__WORKING DATA__:
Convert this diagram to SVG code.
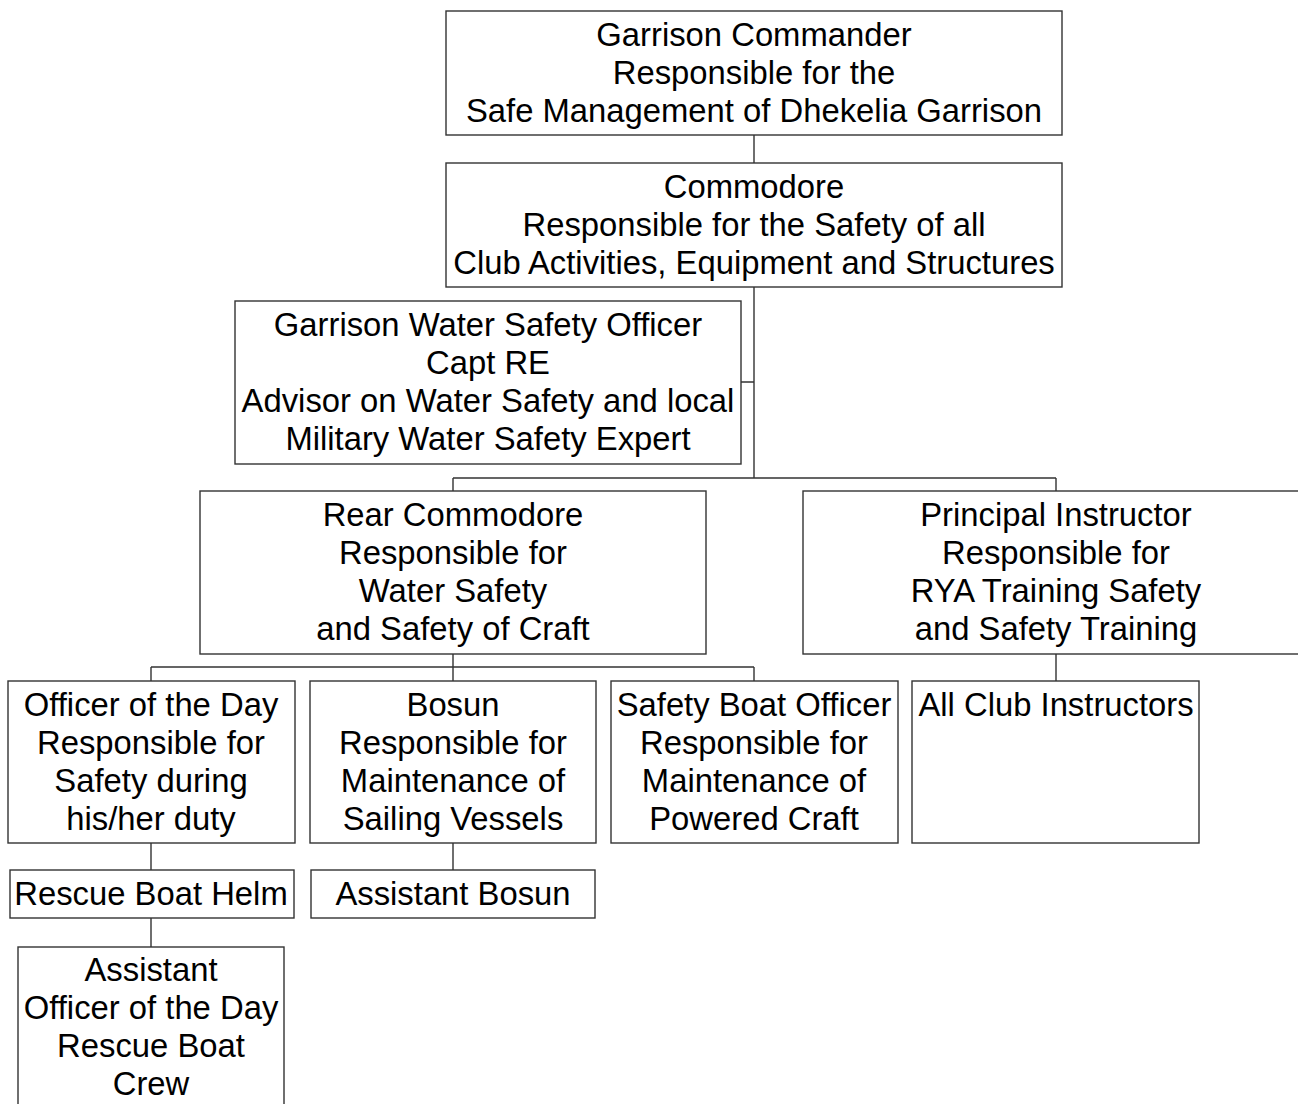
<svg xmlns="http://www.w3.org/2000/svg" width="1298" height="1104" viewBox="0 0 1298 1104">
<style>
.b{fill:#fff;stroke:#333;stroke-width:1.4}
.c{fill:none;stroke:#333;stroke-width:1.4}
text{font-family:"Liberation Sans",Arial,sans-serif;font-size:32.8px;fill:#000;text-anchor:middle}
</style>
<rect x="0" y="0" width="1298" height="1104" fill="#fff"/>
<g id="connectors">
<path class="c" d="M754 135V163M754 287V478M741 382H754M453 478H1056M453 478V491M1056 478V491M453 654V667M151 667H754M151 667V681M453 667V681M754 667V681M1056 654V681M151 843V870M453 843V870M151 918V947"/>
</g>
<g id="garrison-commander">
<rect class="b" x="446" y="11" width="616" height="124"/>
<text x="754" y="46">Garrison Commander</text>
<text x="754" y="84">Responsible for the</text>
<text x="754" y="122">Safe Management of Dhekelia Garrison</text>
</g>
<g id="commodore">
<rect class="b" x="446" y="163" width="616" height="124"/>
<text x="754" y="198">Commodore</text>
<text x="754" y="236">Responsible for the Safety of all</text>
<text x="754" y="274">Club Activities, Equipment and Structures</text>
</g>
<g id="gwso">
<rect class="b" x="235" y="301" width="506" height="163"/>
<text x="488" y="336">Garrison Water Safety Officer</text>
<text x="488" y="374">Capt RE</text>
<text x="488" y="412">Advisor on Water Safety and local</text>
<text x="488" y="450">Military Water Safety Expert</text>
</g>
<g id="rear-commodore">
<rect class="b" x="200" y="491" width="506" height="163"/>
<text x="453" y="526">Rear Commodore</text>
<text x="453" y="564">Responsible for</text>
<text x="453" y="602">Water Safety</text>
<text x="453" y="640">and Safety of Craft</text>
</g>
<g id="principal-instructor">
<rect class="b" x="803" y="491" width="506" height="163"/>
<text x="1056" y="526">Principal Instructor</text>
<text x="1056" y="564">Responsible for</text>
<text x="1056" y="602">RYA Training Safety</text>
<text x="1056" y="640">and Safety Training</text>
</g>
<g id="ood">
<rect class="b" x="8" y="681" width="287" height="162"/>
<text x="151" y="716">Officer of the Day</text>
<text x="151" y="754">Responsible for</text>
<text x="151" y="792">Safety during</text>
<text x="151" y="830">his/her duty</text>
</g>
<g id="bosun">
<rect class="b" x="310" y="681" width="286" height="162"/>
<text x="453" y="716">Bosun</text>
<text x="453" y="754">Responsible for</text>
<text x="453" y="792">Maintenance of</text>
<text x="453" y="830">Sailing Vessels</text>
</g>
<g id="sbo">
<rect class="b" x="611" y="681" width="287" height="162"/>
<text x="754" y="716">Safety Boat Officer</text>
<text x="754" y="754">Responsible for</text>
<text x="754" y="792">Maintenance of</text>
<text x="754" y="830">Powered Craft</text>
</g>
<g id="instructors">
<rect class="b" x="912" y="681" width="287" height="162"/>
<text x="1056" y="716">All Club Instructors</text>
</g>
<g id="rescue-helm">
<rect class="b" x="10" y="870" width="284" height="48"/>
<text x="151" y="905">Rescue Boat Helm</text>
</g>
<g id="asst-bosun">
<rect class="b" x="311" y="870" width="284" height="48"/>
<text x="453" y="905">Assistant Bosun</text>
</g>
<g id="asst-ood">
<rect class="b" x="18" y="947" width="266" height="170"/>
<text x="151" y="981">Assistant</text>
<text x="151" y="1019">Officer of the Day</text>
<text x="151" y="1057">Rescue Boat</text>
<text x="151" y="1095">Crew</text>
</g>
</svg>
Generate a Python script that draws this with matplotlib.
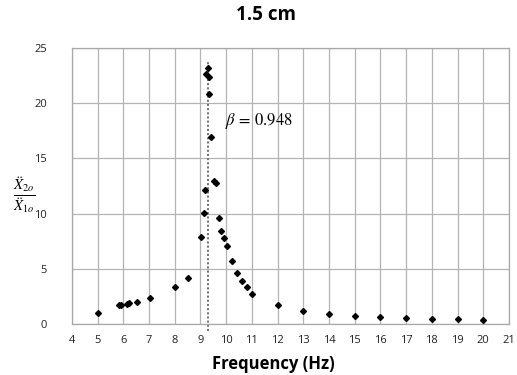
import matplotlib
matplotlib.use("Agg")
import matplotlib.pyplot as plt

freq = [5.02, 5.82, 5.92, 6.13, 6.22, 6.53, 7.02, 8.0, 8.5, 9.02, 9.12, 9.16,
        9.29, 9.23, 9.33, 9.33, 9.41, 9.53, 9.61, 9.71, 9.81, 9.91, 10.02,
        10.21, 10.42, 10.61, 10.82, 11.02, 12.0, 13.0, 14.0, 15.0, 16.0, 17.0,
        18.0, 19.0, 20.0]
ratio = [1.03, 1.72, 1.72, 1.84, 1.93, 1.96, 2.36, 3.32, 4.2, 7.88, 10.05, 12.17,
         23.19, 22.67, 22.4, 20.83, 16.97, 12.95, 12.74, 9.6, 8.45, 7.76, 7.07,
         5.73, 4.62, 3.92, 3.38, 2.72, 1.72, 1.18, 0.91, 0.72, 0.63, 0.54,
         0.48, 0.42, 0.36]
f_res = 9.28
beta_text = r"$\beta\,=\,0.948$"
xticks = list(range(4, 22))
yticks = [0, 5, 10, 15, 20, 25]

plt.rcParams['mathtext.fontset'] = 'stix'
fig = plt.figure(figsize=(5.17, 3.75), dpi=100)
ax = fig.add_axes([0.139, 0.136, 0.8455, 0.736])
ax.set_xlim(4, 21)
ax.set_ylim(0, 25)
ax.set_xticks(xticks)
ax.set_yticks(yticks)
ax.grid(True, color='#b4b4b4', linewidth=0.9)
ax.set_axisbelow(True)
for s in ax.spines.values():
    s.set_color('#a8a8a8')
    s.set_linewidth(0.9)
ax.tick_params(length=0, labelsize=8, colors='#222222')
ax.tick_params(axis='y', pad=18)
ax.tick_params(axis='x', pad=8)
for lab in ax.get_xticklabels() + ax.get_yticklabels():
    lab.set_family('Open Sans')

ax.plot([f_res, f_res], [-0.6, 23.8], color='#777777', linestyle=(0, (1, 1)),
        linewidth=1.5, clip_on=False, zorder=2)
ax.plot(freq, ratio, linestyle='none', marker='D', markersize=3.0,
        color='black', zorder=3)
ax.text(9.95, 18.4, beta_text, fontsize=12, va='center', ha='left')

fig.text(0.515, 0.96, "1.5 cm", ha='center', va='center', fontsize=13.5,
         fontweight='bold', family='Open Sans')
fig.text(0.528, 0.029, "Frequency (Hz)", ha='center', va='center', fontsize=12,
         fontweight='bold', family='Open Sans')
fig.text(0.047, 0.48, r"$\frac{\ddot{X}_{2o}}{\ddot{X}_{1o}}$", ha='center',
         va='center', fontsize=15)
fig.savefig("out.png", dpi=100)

__TASK TO CARRY OUT__: Restate the records above in full, word for word. Keep pictures out.

__SOLUTION FOR THIS PROBLEM__:
Convert this diagram to SVG code.
<svg xmlns="http://www.w3.org/2000/svg" width="1298" height="1104" viewBox="0 0 1298 1104">
<style>
.b{fill:#fff;stroke:#333;stroke-width:1.4}
.c{fill:none;stroke:#333;stroke-width:1.4}
text{font-family:"Liberation Sans",Arial,sans-serif;font-size:32.8px;fill:#000;text-anchor:middle}
</style>
<rect x="0" y="0" width="1298" height="1104" fill="#fff"/>
<g id="connectors">
<path class="c" d="M754 135V163M754 287V478M741 382H754M453 478H1056M453 478V491M1056 478V491M453 654V667M151 667H754M151 667V681M453 667V681M754 667V681M1056 654V681M151 843V870M453 843V870M151 918V947"/>
</g>
<g id="garrison-commander">
<rect class="b" x="446" y="11" width="616" height="124"/>
<text x="754" y="46">Garrison Commander</text>
<text x="754" y="84">Responsible for the</text>
<text x="754" y="122">Safe Management of Dhekelia Garrison</text>
</g>
<g id="commodore">
<rect class="b" x="446" y="163" width="616" height="124"/>
<text x="754" y="198">Commodore</text>
<text x="754" y="236">Responsible for the Safety of all</text>
<text x="754" y="274">Club Activities, Equipment and Structures</text>
</g>
<g id="gwso">
<rect class="b" x="235" y="301" width="506" height="163"/>
<text x="488" y="336">Garrison Water Safety Officer</text>
<text x="488" y="374">Capt RE</text>
<text x="488" y="412">Advisor on Water Safety and local</text>
<text x="488" y="450">Military Water Safety Expert</text>
</g>
<g id="rear-commodore">
<rect class="b" x="200" y="491" width="506" height="163"/>
<text x="453" y="526">Rear Commodore</text>
<text x="453" y="564">Responsible for</text>
<text x="453" y="602">Water Safety</text>
<text x="453" y="640">and Safety of Craft</text>
</g>
<g id="principal-instructor">
<rect class="b" x="803" y="491" width="506" height="163"/>
<text x="1056" y="526">Principal Instructor</text>
<text x="1056" y="564">Responsible for</text>
<text x="1056" y="602">RYA Training Safety</text>
<text x="1056" y="640">and Safety Training</text>
</g>
<g id="ood">
<rect class="b" x="8" y="681" width="287" height="162"/>
<text x="151" y="716">Officer of the Day</text>
<text x="151" y="754">Responsible for</text>
<text x="151" y="792">Safety during</text>
<text x="151" y="830">his/her duty</text>
</g>
<g id="bosun">
<rect class="b" x="310" y="681" width="286" height="162"/>
<text x="453" y="716">Bosun</text>
<text x="453" y="754">Responsible for</text>
<text x="453" y="792">Maintenance of</text>
<text x="453" y="830">Sailing Vessels</text>
</g>
<g id="sbo">
<rect class="b" x="611" y="681" width="287" height="162"/>
<text x="754" y="716">Safety Boat Officer</text>
<text x="754" y="754">Responsible for</text>
<text x="754" y="792">Maintenance of</text>
<text x="754" y="830">Powered Craft</text>
</g>
<g id="instructors">
<rect class="b" x="912" y="681" width="287" height="162"/>
<text x="1056" y="716">All Club Instructors</text>
</g>
<g id="rescue-helm">
<rect class="b" x="10" y="870" width="284" height="48"/>
<text x="151" y="905">Rescue Boat Helm</text>
</g>
<g id="asst-bosun">
<rect class="b" x="311" y="870" width="284" height="48"/>
<text x="453" y="905">Assistant Bosun</text>
</g>
<g id="asst-ood">
<rect class="b" x="18" y="947" width="266" height="170"/>
<text x="151" y="981">Assistant</text>
<text x="151" y="1019">Officer of the Day</text>
<text x="151" y="1057">Rescue Boat</text>
<text x="151" y="1095">Crew</text>
</g>
</svg>
Generate a Python script that draws this with matplotlib.
import matplotlib
matplotlib.use("Agg")
import matplotlib.pyplot as plt

freq = [5.02, 5.82, 5.92, 6.13, 6.22, 6.53, 7.02, 8.0, 8.5, 9.02, 9.12, 9.16,
        9.29, 9.23, 9.33, 9.33, 9.41, 9.53, 9.61, 9.71, 9.81, 9.91, 10.02,
        10.21, 10.42, 10.61, 10.82, 11.02, 12.0, 13.0, 14.0, 15.0, 16.0, 17.0,
        18.0, 19.0, 20.0]
ratio = [1.03, 1.72, 1.72, 1.84, 1.93, 1.96, 2.36, 3.32, 4.2, 7.88, 10.05, 12.17,
         23.19, 22.67, 22.4, 20.83, 16.97, 12.95, 12.74, 9.6, 8.45, 7.76, 7.07,
         5.73, 4.62, 3.92, 3.38, 2.72, 1.72, 1.18, 0.91, 0.72, 0.63, 0.54,
         0.48, 0.42, 0.36]
f_res = 9.28
beta_text = r"$\beta\,=\,0.948$"
xticks = list(range(4, 22))
yticks = [0, 5, 10, 15, 20, 25]

plt.rcParams['mathtext.fontset'] = 'stix'
fig = plt.figure(figsize=(5.17, 3.75), dpi=100)
ax = fig.add_axes([0.139, 0.136, 0.8455, 0.736])
ax.set_xlim(4, 21)
ax.set_ylim(0, 25)
ax.set_xticks(xticks)
ax.set_yticks(yticks)
ax.grid(True, color='#b4b4b4', linewidth=0.9)
ax.set_axisbelow(True)
for s in ax.spines.values():
    s.set_color('#a8a8a8')
    s.set_linewidth(0.9)
ax.tick_params(length=0, labelsize=8, colors='#222222')
ax.tick_params(axis='y', pad=18)
ax.tick_params(axis='x', pad=8)
for lab in ax.get_xticklabels() + ax.get_yticklabels():
    lab.set_family('Open Sans')

ax.plot([f_res, f_res], [-0.6, 23.8], color='#777777', linestyle=(0, (1, 1)),
        linewidth=1.5, clip_on=False, zorder=2)
ax.plot(freq, ratio, linestyle='none', marker='D', markersize=3.0,
        color='black', zorder=3)
ax.text(9.95, 18.4, beta_text, fontsize=12, va='center', ha='left')

fig.text(0.515, 0.96, "1.5 cm", ha='center', va='center', fontsize=13.5,
         fontweight='bold', family='Open Sans')
fig.text(0.528, 0.029, "Frequency (Hz)", ha='center', va='center', fontsize=12,
         fontweight='bold', family='Open Sans')
fig.text(0.047, 0.48, r"$\frac{\ddot{X}_{2o}}{\ddot{X}_{1o}}$", ha='center',
         va='center', fontsize=15)
fig.savefig("out.png", dpi=100)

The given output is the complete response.